El implacable demérito

El implacable demérito

El recuento sería prolijo, con detalles para el espanto. Rosario con cuentas infinitas para la validación del oprobio. Creatividad sin límites para la ofensa y descalificación, para la humillación y el acoso. Ejemplo de efectividad que logró el control de una nación prosternada, con su dignidad a expensas de un capricho aleve, como aleve fue la ráfaga aquella que “tronchó el roble todopoderoso que durante más de treinta años desafió todos los rayos y salió vencedor de todas las tempestades” tal y como expuso el panegirista Joaquín Balaguer frente al cadáver de su “amado jefe”, en la iglesia parroquial de San Cristóbal, el día 2 de junio de 1961.
Y “el jefe” aprendió temprano, desde antes de ser telegrafista y antes de ser, durante sus años mozos, “un aventurero con marcada vocación para el delito” como lo describe Euclides Gutiérrez Félix en “Trujillo Monarca sin Corona”. Aprendió y enseñó el método, porque fue y es, infalible, efectivo. Primero: propugnar por la desconfianza entre pares, después el descrédito y luego la súplica penosa que medía la dimensión de la víctima. Los jirones de la dignidad esparcidos, efecto del desgarro que produce la infamia, obligaban a esconderse, a destejer los sueños. Abandono a expensas de las migajas de la caridad que aprovechaba la madrugada para mitigar la carencia, aunque el destrozo moral, el desprecio, matan más rápido que el hambre.
La sagacidad permitió al sátrapa urdir una telaraña que atrapaba a todos sin distingo. A fin de cuentas, las categorías sociales las establecía el régimen. El origen social del dueño de vidas y heredad, aparejaba resentimientos que el poder compensaba con creces.
El tránsito ha sido tan perverso como las intenciones. Del foro público y el telegrama avieso hasta la época de los libelos cuando la democracia asomaba. Aquellas catilinarias que prepararon el golpe de Estado de septiembre del 1963 retumban en los oídos de quienes escuchaban transformar en felonía la hombría de bien. Después de las emisiones radiales, los programas de TV con las andanadas despiadadas en las décadas de los 80 y 90. Honra arrasada, sin enmienda.
Reeditar el estilo ha sido una victoria de aquellos maestros redivivos. Ahora, las redes sociales difunden la infamia sin contención posible, lanzallamas que encubre cobardías. Dañar sin indagar ni preguntar, para saber y sopesar. Apoteosis de la intolerancia y el desmadre.
El memorioso Rafael Solano, con su habitual cautela recordaba episodios de deshonra durante la tiranía. Y esa manera de callar o aparentar sordera para evitar el salpique de tanta inmundicia.
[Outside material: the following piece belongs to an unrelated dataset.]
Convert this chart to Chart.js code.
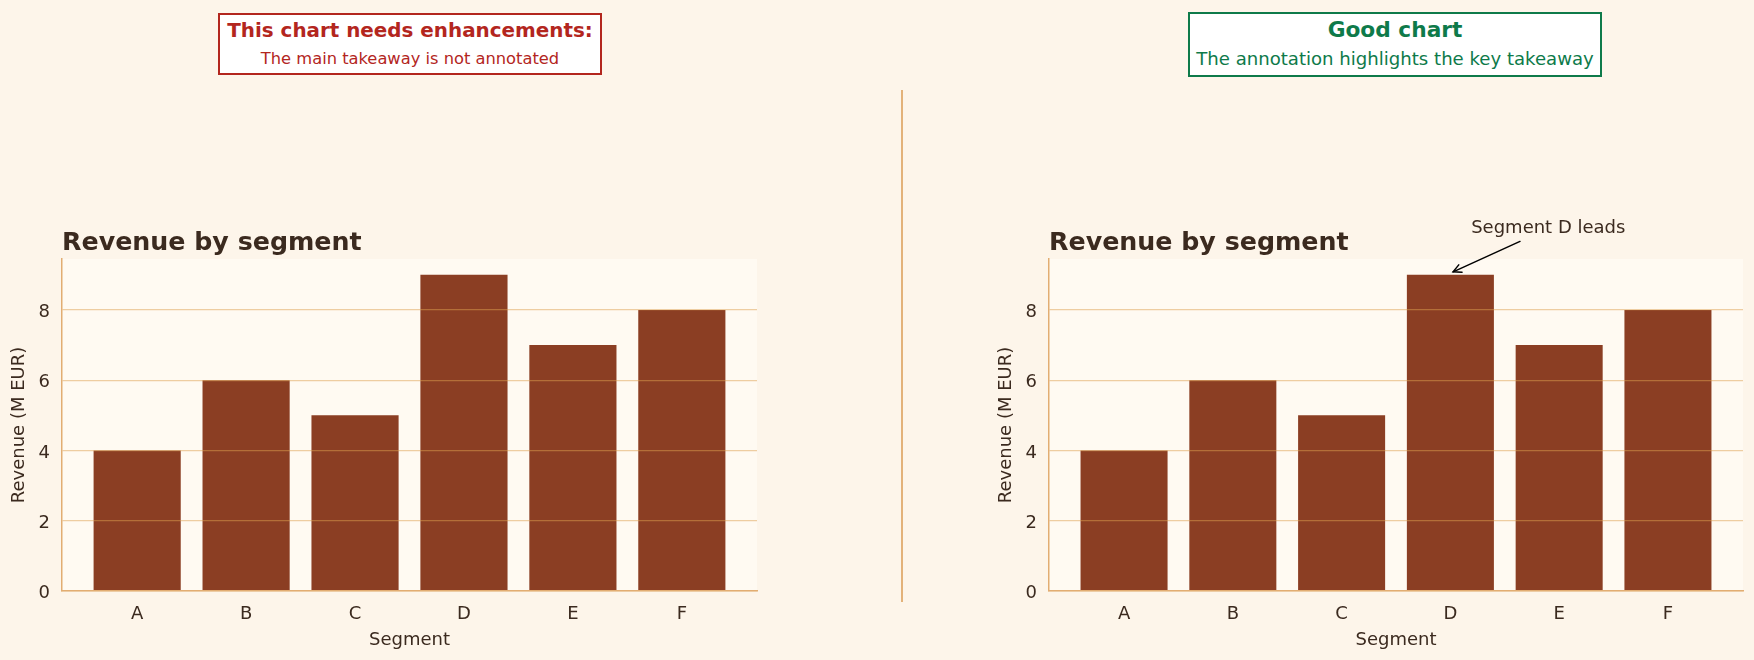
<!DOCTYPE html>
<html><head><meta charset="utf-8">
<script src="https://cdn.jsdelivr.net/npm/chart.js@4"></script>
<style>
html,body{margin:0;padding:0;background:#fdf5ea;}
body{width:1754px;height:660px;position:relative;overflow:hidden;font-family:"DejaVu Sans",sans-serif;}
.box{position:absolute;background:#ffffff;border:2px solid;box-sizing:border-box;}
.line{position:absolute;text-align:center;line-height:1;white-space:nowrap;}
canvas{position:absolute;top:0;}
#divider{position:absolute;left:901px;top:90px;width:2px;height:512px;background:#e3b27a;}
</style>
</head><body>
<div class="box" style="left:218px;top:13px;width:384px;height:62px;border-color:#b3261e;"></div>
<div class="line" style="left:218px;width:384px;top:21px;font-size:19.9px;font-weight:bold;color:#b3261e;">This chart needs enhancements:</div>
<div class="line" style="left:218px;width:384px;top:50.5px;font-size:16.3px;color:#b3261e;">The main takeaway is not annotated</div>

<div class="box" style="left:1188px;top:12px;width:414px;height:65px;border-color:#0e7a4a;"></div>
<div class="line" style="left:1188px;width:414px;top:19.2px;font-size:21.7px;font-weight:bold;color:#0e7a4a;">Good chart</div>
<div class="line" style="left:1188px;width:414px;top:49.5px;font-size:18.1px;color:#0e7a4a;">The annotation highlights the key takeaway</div>

<div id="divider"></div>
<canvas id="c1" width="877" height="660" style="left:0px"></canvas>
<canvas id="c2" width="877" height="660" style="left:877px"></canvas>
<script>
// ---- data ----
const categories = ['A', 'B', 'C', 'D', 'E', 'F'];
const revenue = [4, 6, 5, 9, 7, 8];
const yTicks = [0, 2, 4, 6, 8];
const chartTitle = 'Revenue by segment';
const xTitle = 'Segment';
const yTitle = 'Revenue (M EUR)';
const annoText = 'Segment D leads';
const annoTextAt = [3.90, 10.18];
const annoArrowFrom = [3.64, 9.95];
const annoArrowTo = [3.0, 9.05];

// ---- styles ----
const TXT = '#3b2a1f';
const BAR = '#8b3e23';
const SPINE = '#e2ad72';
const GRID = 'rgba(222,160,80,0.5)';
const PLOTBG = '#fffaf2';
const FONT = '"DejaVu Sans", sans-serif';
const LBL = 18;

const plotBg = {
  id: 'plotBg',
  beforeDraw(chart) {
    const a = chart.chartArea, ctx = chart.ctx;
    ctx.save(); ctx.fillStyle = PLOTBG;
    ctx.fillRect(a.left, a.top, a.right - a.left, a.bottom - a.top);
    ctx.restore();
  }
};
const leftTitle = {
  id: 'leftTitle',
  afterDraw(chart) {
    const ctx = chart.ctx;
    ctx.save();
    ctx.font = 'bold 25.3px ' + FONT;
    ctx.fillStyle = TXT; ctx.textAlign = 'left'; ctx.textBaseline = 'alphabetic';
    ctx.fillText(chartTitle, chart.chartArea.left, chart.chartArea.top - 9);
    ctx.restore();
  }
};
const annotation = {
  id: 'annotation',
  afterDraw(chart) {
    const ctx = chart.ctx, xs = chart.scales.x, ys = chart.scales.y;
    ctx.save();
    ctx.font = LBL + 'px ' + FONT;
    ctx.fillStyle = TXT; ctx.textAlign = 'center'; ctx.textBaseline = 'alphabetic';
    ctx.fillText(annoText, xs.getPixelForValue(annoTextAt[0]), ys.getPixelForValue(annoTextAt[1]));
    const x0 = xs.getPixelForValue(annoArrowFrom[0]), y0 = ys.getPixelForValue(annoArrowFrom[1]);
    let x1 = xs.getPixelForValue(annoArrowTo[0]), y1 = ys.getPixelForValue(annoArrowTo[1]);
    const dx = x1 - x0, dy = y1 - y0, L = Math.hypot(dx, dy), ux = dx / L, uy = dy / L;
    x1 -= ux * 3; y1 -= uy * 3;
    ctx.strokeStyle = '#000'; ctx.lineWidth = 1.5; ctx.lineCap = 'round';
    ctx.beginPath(); ctx.moveTo(x0, y0); ctx.lineTo(x1, y1); ctx.stroke();
    const hl = 8, hw = 4;
    ctx.beginPath();
    ctx.moveTo(x1 - ux * hl - uy * hw, y1 - uy * hl + ux * hw);
    ctx.lineTo(x1, y1);
    ctx.lineTo(x1 - ux * hl + uy * hw, y1 - uy * hl - ux * hw);
    ctx.stroke();
    ctx.restore();
  }
};

function makeChart(id, padL, padR, withAnno) {
  const plugins = [plotBg, leftTitle];
  if (withAnno) plugins.push(annotation);
  return new Chart(document.getElementById(id), {
    type: 'bar',
    data: {
      datasets: [{
        data: categories.map((c, i) => ({x: i, y: revenue[i]})),
        backgroundColor: BAR, borderWidth: 0,
        categoryPercentage: 0.8, barPercentage: 1.0
      }]
    },
    plugins,
    options: {
      responsive: false, animation: false, devicePixelRatio: 1,
      layout: {padding: {left: padL, right: padR, top: 259, bottom: 0}},
      plugins: {legend: {display: false}, tooltip: {enabled: false}, title: {display: false}},
      scales: {
        x: {
          type: 'linear', min: -0.69, max: 5.69, offset: false,
          afterBuildTicks: s => { s.ticks = categories.map((c, i) => ({value: i})); },
          afterFit: s => { s.height = 69; },
          ticks: {callback: v => categories[v], color: TXT, padding: 13, font: {family: FONT, size: LBL}, maxRotation: 0, autoSkip: false},
          grid: {display: false, drawTicks: false, offset: false},
          border: {display: true, color: SPINE, width: 1.5, z: 2},
          title: {display: true, text: xTitle, color: TXT, font: {family: FONT, size: LBL}, padding: {top: 0, bottom: 9}}
        },
        y: {
          type: 'linear', min: 0, max: 9.45,
          afterBuildTicks: s => { s.ticks = yTicks.map(v => ({value: v})); },
          afterFit: s => { s.width = 62; },
          ticks: {color: TXT, padding: 12, labelOffset: 2.5, font: {family: FONT, size: LBL}},
          grid: {color: GRID, lineWidth: 1.2, drawTicks: false, z: 1},
          border: {display: true, color: SPINE, width: 1.5, z: 2},
          title: {display: true, text: yTitle, color: TXT, font: {family: FONT, size: LBL}, padding: {top: 8.5, bottom: 0}}
        }
      }
    }
  });
}
makeChart('c1', 0, 120, false);
makeChart('c2', 110, 11, true);
</script>
</body></html>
Las mujeres vejadas en las cárceles del régimen o en las antesalas del mando regresaban a sus municipios con la marca indeleble del agravio y en lugar de conseguir respaldo se convertían en réprobas. En aquel tiempo, las agresiones contra las mujeres no tenían calificación de infracción. Cualquier cosa era posible para castigar la osadía. El músico, compositor, diplomático, recuerda lugares ubicados en la nostalgia puertoplateña que nos acuna. Épocas y protagonistas, música y bailes, señoronas y caballeros. Hay guiños, a pesar de las diferencias etarias, que nos permiten colocar en el páramo de la desgracia a los mismos personajes. Hombres y mujeres cuyo atrevimiento recibía como recompensa el desprestigio y la exclusión, por temor o por genuflexión. El escarnio y la injuria convertidos en armas para doblegar y aquilatar lealtades, destruir y estremecer. El miedo, era el miedo, se ha repetido. El odio también.
Escribe Juan Bosch en el Capítulo XI de “Trujillo: Causas de una tiranía sin ejemplo” citado en “La Fortuna de Trujillo” (Alfa y Omega 1985) que Trujillo, cuando no podía herir físicamente, sabía herir el alma ajena”. Esas heridas demuelen y con piltrafas es difícil construir.
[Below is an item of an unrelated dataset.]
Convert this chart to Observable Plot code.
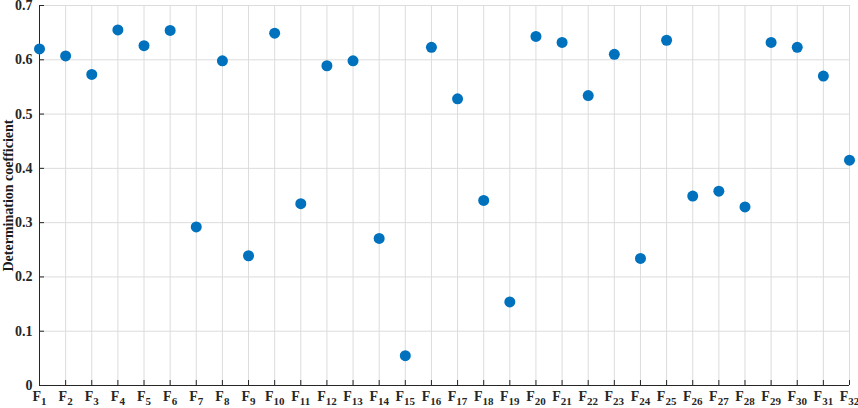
<!DOCTYPE html>
<html><head><meta charset="utf-8">
<script src="https://cdn.jsdelivr.net/npm/d3@7"></script>
<script src="https://cdn.jsdelivr.net/npm/@observablehq/plot@0.6"></script>
<style>
html,body{margin:0;padding:0;background:#fff;}
#chart svg{display:block;overflow:visible;}
</style></head>
<body><div id="chart"></div>
<script>
const features = d3.range(1, 33);
const values = [0.620, 0.607, 0.573, 0.655, 0.626, 0.654, 0.292, 0.598, 0.239, 0.649,
  0.335, 0.589, 0.598, 0.271, 0.055, 0.623, 0.528, 0.341, 0.154, 0.643,
  0.632, 0.534, 0.610, 0.234, 0.636, 0.349, 0.358, 0.329, 0.632, 0.623,
  0.570, 0.415];
const yTicks = [0, 0.1, 0.2, 0.3, 0.4, 0.5, 0.6, 0.7];
const yLabel = "Determination coefficient";
const data = features.map((f, i) => ({f, v: values[i]}));

const font = "'Liberation Serif', 'Times New Roman', serif";
const chart = Plot.plot({
  width: 858, height: 408,
  marginLeft: 39, marginRight: 9, marginTop: 5, marginBottom: 23,
  style: {fontFamily: font, fontWeight: "bold", fontSize: "14px", color: "#262626", background: "#fff"},
  x: {type: "linear", domain: [1, 32], label: null},
  y: {domain: [0, 0.7], label: null},
  marks: [
    Plot.gridX(features, {stroke: "#dcdcdc", strokeOpacity: 1}),
    Plot.gridY(yTicks, {stroke: "#dcdcdc", strokeOpacity: 1}),
    Plot.axisX(features, {tickSize: -5, tickPadding: 11, stroke: "#262626", fill: "#262626", tickFormat: d => "F" + d, label: null}),
    Plot.axisY(yTicks, {tickSize: -5, tickPadding: 12, stroke: "#262626", fill: "#262626", tickFormat: d => d === 0 ? "0" : d3.format(".1f")(d), label: null}),
    Plot.ruleY([0], {stroke: "#262626"}),
    Plot.ruleX([1], {stroke: "#262626"}),
    Plot.dot(data, {x: "f", y: "v", r: 5.5, fill: "#0072BD", stroke: null}),
    Plot.text([yLabel], {frameAnchor: "left", textAnchor: "middle", rotate: -90, dx: -31, text: d => d, fontSize: 14, fontWeight: "bold", fill: "#1a1a1a"})
  ]
});
document.getElementById("chart").appendChild(chart);
// subscripts on x tick labels
d3.select(chart).selectAll("g[aria-label='x-axis tick label'] text").each(function() {
  const t = this.textContent;
  const n = t.slice(1);
  const sel = d3.select(this);
  sel.text("F");
  sel.append("tspan").attr("dy", "0.35em").attr("font-size", "11px").text(n);
});
</script></body></html>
La escritora Chimamanda Ngozi Adichie en “El Peligro de la historia única” asevera: Las historias importan. Muchas historias importan. Las historias se han utilizado para desposeer y calumniar, pero también pueden usarse para humanizar. Pueden quebrar la dignidad de un pueblo, pero también pueden restaurarla”. Conocer nuestras historias debería ayudar a no repetirlas.